---------- COLLECTED MATERIAL

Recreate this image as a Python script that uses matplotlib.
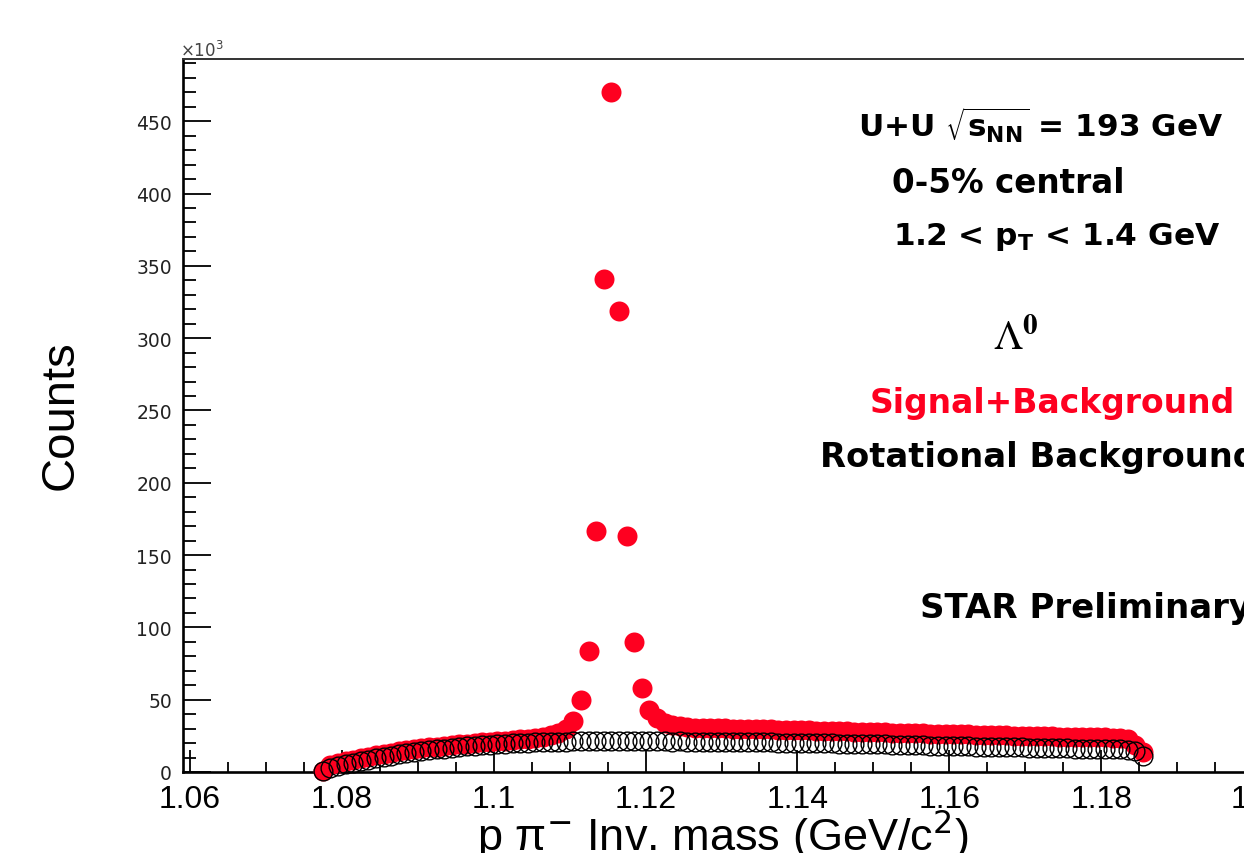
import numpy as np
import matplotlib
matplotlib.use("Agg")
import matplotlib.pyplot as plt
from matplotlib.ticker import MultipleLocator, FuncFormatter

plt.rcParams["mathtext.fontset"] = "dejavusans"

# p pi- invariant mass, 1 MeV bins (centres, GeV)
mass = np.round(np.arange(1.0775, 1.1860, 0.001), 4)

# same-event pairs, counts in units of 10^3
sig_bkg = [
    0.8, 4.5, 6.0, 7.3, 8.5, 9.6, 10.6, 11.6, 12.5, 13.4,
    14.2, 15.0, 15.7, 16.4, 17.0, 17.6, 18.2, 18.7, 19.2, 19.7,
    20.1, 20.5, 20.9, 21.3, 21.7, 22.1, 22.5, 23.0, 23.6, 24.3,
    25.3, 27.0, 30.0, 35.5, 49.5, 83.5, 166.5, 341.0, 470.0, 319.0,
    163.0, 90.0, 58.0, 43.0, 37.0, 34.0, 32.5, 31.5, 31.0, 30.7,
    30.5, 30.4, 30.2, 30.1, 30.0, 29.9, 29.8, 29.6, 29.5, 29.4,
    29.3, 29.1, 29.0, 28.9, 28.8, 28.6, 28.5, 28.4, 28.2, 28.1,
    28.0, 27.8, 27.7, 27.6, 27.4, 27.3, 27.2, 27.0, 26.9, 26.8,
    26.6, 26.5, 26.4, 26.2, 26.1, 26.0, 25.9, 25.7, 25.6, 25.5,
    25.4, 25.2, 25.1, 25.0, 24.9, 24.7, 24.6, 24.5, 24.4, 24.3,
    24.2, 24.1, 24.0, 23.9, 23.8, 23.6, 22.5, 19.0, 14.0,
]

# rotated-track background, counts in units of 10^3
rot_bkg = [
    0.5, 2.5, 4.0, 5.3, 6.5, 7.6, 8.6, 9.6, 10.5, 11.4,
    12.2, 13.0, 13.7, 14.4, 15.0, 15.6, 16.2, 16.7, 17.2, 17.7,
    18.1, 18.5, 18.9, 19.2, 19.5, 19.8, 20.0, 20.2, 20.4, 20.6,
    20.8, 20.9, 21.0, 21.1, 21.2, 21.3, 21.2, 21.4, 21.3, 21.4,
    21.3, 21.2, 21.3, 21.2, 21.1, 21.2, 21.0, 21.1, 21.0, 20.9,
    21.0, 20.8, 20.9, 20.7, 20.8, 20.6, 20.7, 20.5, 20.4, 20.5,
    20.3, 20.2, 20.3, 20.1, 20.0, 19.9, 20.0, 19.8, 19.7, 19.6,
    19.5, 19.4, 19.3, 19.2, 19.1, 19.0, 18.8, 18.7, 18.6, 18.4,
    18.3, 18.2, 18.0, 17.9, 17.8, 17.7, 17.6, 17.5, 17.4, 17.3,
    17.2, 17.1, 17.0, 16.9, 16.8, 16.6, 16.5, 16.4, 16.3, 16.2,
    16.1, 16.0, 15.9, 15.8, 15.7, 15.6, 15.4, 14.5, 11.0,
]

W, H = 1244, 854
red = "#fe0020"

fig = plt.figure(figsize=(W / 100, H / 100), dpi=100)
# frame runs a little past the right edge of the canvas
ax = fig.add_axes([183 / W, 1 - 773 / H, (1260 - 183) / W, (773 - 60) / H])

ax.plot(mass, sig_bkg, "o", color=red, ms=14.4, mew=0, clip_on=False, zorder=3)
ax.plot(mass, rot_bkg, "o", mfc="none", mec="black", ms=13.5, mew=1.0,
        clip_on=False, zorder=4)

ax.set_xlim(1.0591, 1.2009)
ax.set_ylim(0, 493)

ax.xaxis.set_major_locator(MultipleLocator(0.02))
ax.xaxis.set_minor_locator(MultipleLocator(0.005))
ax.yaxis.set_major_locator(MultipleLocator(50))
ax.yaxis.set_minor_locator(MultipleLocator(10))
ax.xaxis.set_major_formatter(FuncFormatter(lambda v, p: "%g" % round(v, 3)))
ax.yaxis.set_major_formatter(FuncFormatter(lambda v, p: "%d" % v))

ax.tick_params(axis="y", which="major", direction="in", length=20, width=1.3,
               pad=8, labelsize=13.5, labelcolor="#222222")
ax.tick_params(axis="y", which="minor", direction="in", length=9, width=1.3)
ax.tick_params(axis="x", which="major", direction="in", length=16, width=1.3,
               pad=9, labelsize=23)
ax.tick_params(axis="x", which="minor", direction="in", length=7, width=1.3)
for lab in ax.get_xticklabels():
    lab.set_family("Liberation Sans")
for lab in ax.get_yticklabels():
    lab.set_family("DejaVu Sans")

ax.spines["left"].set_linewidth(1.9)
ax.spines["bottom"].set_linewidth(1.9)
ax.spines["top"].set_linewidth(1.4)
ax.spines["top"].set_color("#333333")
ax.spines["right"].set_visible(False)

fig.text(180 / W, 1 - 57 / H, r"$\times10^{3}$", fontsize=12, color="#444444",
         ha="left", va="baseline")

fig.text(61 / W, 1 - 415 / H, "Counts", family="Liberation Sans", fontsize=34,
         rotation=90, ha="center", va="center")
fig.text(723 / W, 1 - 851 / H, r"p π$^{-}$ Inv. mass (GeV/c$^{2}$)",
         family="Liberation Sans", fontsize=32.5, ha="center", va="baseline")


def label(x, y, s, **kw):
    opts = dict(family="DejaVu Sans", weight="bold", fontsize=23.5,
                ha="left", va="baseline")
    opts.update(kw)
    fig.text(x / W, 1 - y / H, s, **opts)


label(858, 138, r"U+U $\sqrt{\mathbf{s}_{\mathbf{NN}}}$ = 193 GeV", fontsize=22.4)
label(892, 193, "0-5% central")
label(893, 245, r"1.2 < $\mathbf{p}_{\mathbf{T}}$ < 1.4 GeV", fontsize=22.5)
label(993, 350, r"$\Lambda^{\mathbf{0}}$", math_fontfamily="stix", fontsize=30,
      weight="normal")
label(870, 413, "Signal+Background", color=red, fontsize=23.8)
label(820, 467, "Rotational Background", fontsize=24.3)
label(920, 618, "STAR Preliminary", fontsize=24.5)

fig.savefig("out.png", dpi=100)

--------------------

#### [YOUR GOAL]
All of the lines above should be retyped precisely, apart from the pictures.

#### [ANSWER TO THE TASK]
Recreate this image as a Python script that uses matplotlib.
import numpy as np
import matplotlib
matplotlib.use("Agg")
import matplotlib.pyplot as plt
from matplotlib.ticker import MultipleLocator, FuncFormatter

plt.rcParams["mathtext.fontset"] = "dejavusans"

# p pi- invariant mass, 1 MeV bins (centres, GeV)
mass = np.round(np.arange(1.0775, 1.1860, 0.001), 4)

# same-event pairs, counts in units of 10^3
sig_bkg = [
    0.8, 4.5, 6.0, 7.3, 8.5, 9.6, 10.6, 11.6, 12.5, 13.4,
    14.2, 15.0, 15.7, 16.4, 17.0, 17.6, 18.2, 18.7, 19.2, 19.7,
    20.1, 20.5, 20.9, 21.3, 21.7, 22.1, 22.5, 23.0, 23.6, 24.3,
    25.3, 27.0, 30.0, 35.5, 49.5, 83.5, 166.5, 341.0, 470.0, 319.0,
    163.0, 90.0, 58.0, 43.0, 37.0, 34.0, 32.5, 31.5, 31.0, 30.7,
    30.5, 30.4, 30.2, 30.1, 30.0, 29.9, 29.8, 29.6, 29.5, 29.4,
    29.3, 29.1, 29.0, 28.9, 28.8, 28.6, 28.5, 28.4, 28.2, 28.1,
    28.0, 27.8, 27.7, 27.6, 27.4, 27.3, 27.2, 27.0, 26.9, 26.8,
    26.6, 26.5, 26.4, 26.2, 26.1, 26.0, 25.9, 25.7, 25.6, 25.5,
    25.4, 25.2, 25.1, 25.0, 24.9, 24.7, 24.6, 24.5, 24.4, 24.3,
    24.2, 24.1, 24.0, 23.9, 23.8, 23.6, 22.5, 19.0, 14.0,
]

# rotated-track background, counts in units of 10^3
rot_bkg = [
    0.5, 2.5, 4.0, 5.3, 6.5, 7.6, 8.6, 9.6, 10.5, 11.4,
    12.2, 13.0, 13.7, 14.4, 15.0, 15.6, 16.2, 16.7, 17.2, 17.7,
    18.1, 18.5, 18.9, 19.2, 19.5, 19.8, 20.0, 20.2, 20.4, 20.6,
    20.8, 20.9, 21.0, 21.1, 21.2, 21.3, 21.2, 21.4, 21.3, 21.4,
    21.3, 21.2, 21.3, 21.2, 21.1, 21.2, 21.0, 21.1, 21.0, 20.9,
    21.0, 20.8, 20.9, 20.7, 20.8, 20.6, 20.7, 20.5, 20.4, 20.5,
    20.3, 20.2, 20.3, 20.1, 20.0, 19.9, 20.0, 19.8, 19.7, 19.6,
    19.5, 19.4, 19.3, 19.2, 19.1, 19.0, 18.8, 18.7, 18.6, 18.4,
    18.3, 18.2, 18.0, 17.9, 17.8, 17.7, 17.6, 17.5, 17.4, 17.3,
    17.2, 17.1, 17.0, 16.9, 16.8, 16.6, 16.5, 16.4, 16.3, 16.2,
    16.1, 16.0, 15.9, 15.8, 15.7, 15.6, 15.4, 14.5, 11.0,
]

W, H = 1244, 854
red = "#fe0020"

fig = plt.figure(figsize=(W / 100, H / 100), dpi=100)
# frame runs a little past the right edge of the canvas
ax = fig.add_axes([183 / W, 1 - 773 / H, (1260 - 183) / W, (773 - 60) / H])

ax.plot(mass, sig_bkg, "o", color=red, ms=14.4, mew=0, clip_on=False, zorder=3)
ax.plot(mass, rot_bkg, "o", mfc="none", mec="black", ms=13.5, mew=1.0,
        clip_on=False, zorder=4)

ax.set_xlim(1.0591, 1.2009)
ax.set_ylim(0, 493)

ax.xaxis.set_major_locator(MultipleLocator(0.02))
ax.xaxis.set_minor_locator(MultipleLocator(0.005))
ax.yaxis.set_major_locator(MultipleLocator(50))
ax.yaxis.set_minor_locator(MultipleLocator(10))
ax.xaxis.set_major_formatter(FuncFormatter(lambda v, p: "%g" % round(v, 3)))
ax.yaxis.set_major_formatter(FuncFormatter(lambda v, p: "%d" % v))

ax.tick_params(axis="y", which="major", direction="in", length=20, width=1.3,
               pad=8, labelsize=13.5, labelcolor="#222222")
ax.tick_params(axis="y", which="minor", direction="in", length=9, width=1.3)
ax.tick_params(axis="x", which="major", direction="in", length=16, width=1.3,
               pad=9, labelsize=23)
ax.tick_params(axis="x", which="minor", direction="in", length=7, width=1.3)
for lab in ax.get_xticklabels():
    lab.set_family("Liberation Sans")
for lab in ax.get_yticklabels():
    lab.set_family("DejaVu Sans")

ax.spines["left"].set_linewidth(1.9)
ax.spines["bottom"].set_linewidth(1.9)
ax.spines["top"].set_linewidth(1.4)
ax.spines["top"].set_color("#333333")
ax.spines["right"].set_visible(False)

fig.text(180 / W, 1 - 57 / H, r"$\times10^{3}$", fontsize=12, color="#444444",
         ha="left", va="baseline")

fig.text(61 / W, 1 - 415 / H, "Counts", family="Liberation Sans", fontsize=34,
         rotation=90, ha="center", va="center")
fig.text(723 / W, 1 - 851 / H, r"p π$^{-}$ Inv. mass (GeV/c$^{2}$)",
         family="Liberation Sans", fontsize=32.5, ha="center", va="baseline")


def label(x, y, s, **kw):
    opts = dict(family="DejaVu Sans", weight="bold", fontsize=23.5,
                ha="left", va="baseline")
    opts.update(kw)
    fig.text(x / W, 1 - y / H, s, **opts)


label(858, 138, r"U+U $\sqrt{\mathbf{s}_{\mathbf{NN}}}$ = 193 GeV", fontsize=22.4)
label(892, 193, "0-5% central")
label(893, 245, r"1.2 < $\mathbf{p}_{\mathbf{T}}$ < 1.4 GeV", fontsize=22.5)
label(993, 350, r"$\Lambda^{\mathbf{0}}$", math_fontfamily="stix", fontsize=30,
      weight="normal")
label(870, 413, "Signal+Background", color=red, fontsize=23.8)
label(820, 467, "Rotational Background", fontsize=24.3)
label(920, 618, "STAR Preliminary", fontsize=24.5)

fig.savefig("out.png", dpi=100)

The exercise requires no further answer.